Tracey is an accomplished artist by all measures and is represented by galleries in the US and abroad, having exhibited her work in over 170 exhibitions worldwide. She is the recipient of the prestigious Pollock Krasner Foundation Award and, as a student, won a scholarship to the New England Conservatory of Music, and subsequently received her master's degree in music, while pursuing her painting on the side. Tracey was raised in an artistic family and encouraged to be creative and pursue the arts. Her mother was a ceramicist, and her grandmother was a pianist and music teacher, and there was an abundance of art and music surrounding her growing up. After receiving her master's degree in music, she decided that the visuals arts were more suited to her passions and talents, yet the influence of music is clearly evident in her lyrical abstractions and gestural marks, and if she were not a visual artist, she would pursue music or be a chef, she says.

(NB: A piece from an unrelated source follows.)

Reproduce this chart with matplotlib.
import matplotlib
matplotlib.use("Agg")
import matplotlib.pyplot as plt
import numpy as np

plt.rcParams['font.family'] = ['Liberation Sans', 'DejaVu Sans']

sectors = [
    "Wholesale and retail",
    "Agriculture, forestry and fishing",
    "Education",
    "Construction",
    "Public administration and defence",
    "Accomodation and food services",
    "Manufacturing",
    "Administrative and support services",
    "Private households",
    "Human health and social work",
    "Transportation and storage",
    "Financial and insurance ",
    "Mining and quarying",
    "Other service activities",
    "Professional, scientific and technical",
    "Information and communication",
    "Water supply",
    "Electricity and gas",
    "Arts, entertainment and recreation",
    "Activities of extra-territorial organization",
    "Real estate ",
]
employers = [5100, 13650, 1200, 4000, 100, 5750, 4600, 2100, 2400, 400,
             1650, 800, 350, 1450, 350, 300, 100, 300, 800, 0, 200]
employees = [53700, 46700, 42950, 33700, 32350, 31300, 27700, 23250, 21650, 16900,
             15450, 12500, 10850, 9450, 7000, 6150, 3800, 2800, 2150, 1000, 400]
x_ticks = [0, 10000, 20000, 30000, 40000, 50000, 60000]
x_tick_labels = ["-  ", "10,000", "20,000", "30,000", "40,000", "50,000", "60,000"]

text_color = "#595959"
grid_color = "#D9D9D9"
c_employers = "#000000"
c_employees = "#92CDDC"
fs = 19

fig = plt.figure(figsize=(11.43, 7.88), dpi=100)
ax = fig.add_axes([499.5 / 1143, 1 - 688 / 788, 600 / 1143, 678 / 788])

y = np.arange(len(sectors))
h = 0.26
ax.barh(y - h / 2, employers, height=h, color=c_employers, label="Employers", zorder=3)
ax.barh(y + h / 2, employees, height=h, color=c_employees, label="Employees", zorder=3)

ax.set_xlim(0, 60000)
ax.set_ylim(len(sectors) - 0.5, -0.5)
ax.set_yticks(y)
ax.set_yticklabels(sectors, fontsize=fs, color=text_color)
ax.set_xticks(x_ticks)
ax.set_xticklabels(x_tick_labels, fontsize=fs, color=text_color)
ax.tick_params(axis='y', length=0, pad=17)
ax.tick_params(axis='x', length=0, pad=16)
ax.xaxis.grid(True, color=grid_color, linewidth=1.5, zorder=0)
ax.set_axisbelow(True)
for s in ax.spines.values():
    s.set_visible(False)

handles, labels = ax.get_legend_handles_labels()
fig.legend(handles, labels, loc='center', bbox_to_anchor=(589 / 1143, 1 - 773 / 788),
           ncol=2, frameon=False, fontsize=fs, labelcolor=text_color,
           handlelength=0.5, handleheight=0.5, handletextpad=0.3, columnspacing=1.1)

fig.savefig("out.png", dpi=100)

Her dedication to a regular meditation practice, along with her love of poetry, music, and being connected to nature and daily walks on the beach, are her sources of inspiration in both art and life, and she sees the two as profoundly interconnected. She says that life and art are indeed interlinked and inseparable for her.
Her work is peaceful, playful, and speaks directly to the balance at the intersection between opposites - geometric + organic, rhythm + minimalism, asymmetry + balance. As a graduate student, she spent time with John Cage and was influenced by his philosophy as well as the Buddhist philosophy of impermanence - that life is transient.
To say her work is process-oriented is dismissive of the contemplative, quiet serenity and balance achieved by her paintings. She does what most abstract artists strive to achieve = she makes the complex appear simple.